▸ **Recorded data**

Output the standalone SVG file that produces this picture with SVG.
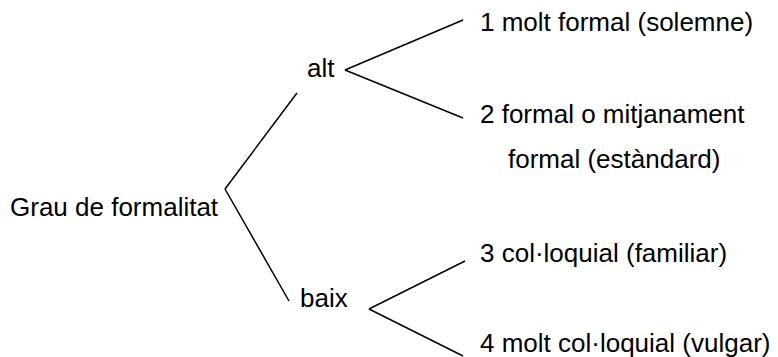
<svg xmlns="http://www.w3.org/2000/svg" width="778" height="357" viewBox="0 0 778 357">
<style>
text{font-family:"Liberation Sans",Arial,sans-serif;font-size:26px;fill:#000}
.c line{stroke:#000;stroke-width:1.5;fill:none}
</style>
<rect width="778" height="357" fill="#fff"/>
<g class="c" id="connectors">
<line x1="225" y1="189" x2="297" y2="93"/>
<line x1="225" y1="189" x2="289" y2="301"/>
<line x1="345" y1="70" x2="463" y2="20"/>
<line x1="345" y1="70" x2="463" y2="118"/>
<line x1="369" y1="309" x2="465" y2="261"/>
<line x1="369" y1="309" x2="463" y2="356"/>
</g>
<g id="root"><text x="10" y="216">Grau de formalitat</text></g>
<g id="alt"><text x="307" y="77">alt</text></g>
<g id="baix"><text x="300" y="307">baix</text></g>
<g id="n1"><text x="480" y="31">1 molt formal (solemne)</text></g>
<g id="n2"><text x="480" y="123">2 formal o mitjanament</text><text x="508" y="168">formal (estàndard)</text></g>
<g id="n3"><text x="480" y="262">3 col·loquial (familiar)</text></g>
<g id="n4"><text x="480" y="352">4 molt col·loquial (vulgar)</text></g>
</svg>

▸ **Goal of the exercise**
Without the pictures, repeat the listing above exactly.

▸ **Task solution**
Output the standalone SVG file that produces this picture with SVG.
<svg xmlns="http://www.w3.org/2000/svg" width="778" height="357" viewBox="0 0 778 357">
<style>
text{font-family:"Liberation Sans",Arial,sans-serif;font-size:26px;fill:#000}
.c line{stroke:#000;stroke-width:1.5;fill:none}
</style>
<rect width="778" height="357" fill="#fff"/>
<g class="c" id="connectors">
<line x1="225" y1="189" x2="297" y2="93"/>
<line x1="225" y1="189" x2="289" y2="301"/>
<line x1="345" y1="70" x2="463" y2="20"/>
<line x1="345" y1="70" x2="463" y2="118"/>
<line x1="369" y1="309" x2="465" y2="261"/>
<line x1="369" y1="309" x2="463" y2="356"/>
</g>
<g id="root"><text x="10" y="216">Grau de formalitat</text></g>
<g id="alt"><text x="307" y="77">alt</text></g>
<g id="baix"><text x="300" y="307">baix</text></g>
<g id="n1"><text x="480" y="31">1 molt formal (solemne)</text></g>
<g id="n2"><text x="480" y="123">2 formal o mitjanament</text><text x="508" y="168">formal (estàndard)</text></g>
<g id="n3"><text x="480" y="262">3 col·loquial (familiar)</text></g>
<g id="n4"><text x="480" y="352">4 molt col·loquial (vulgar)</text></g>
</svg>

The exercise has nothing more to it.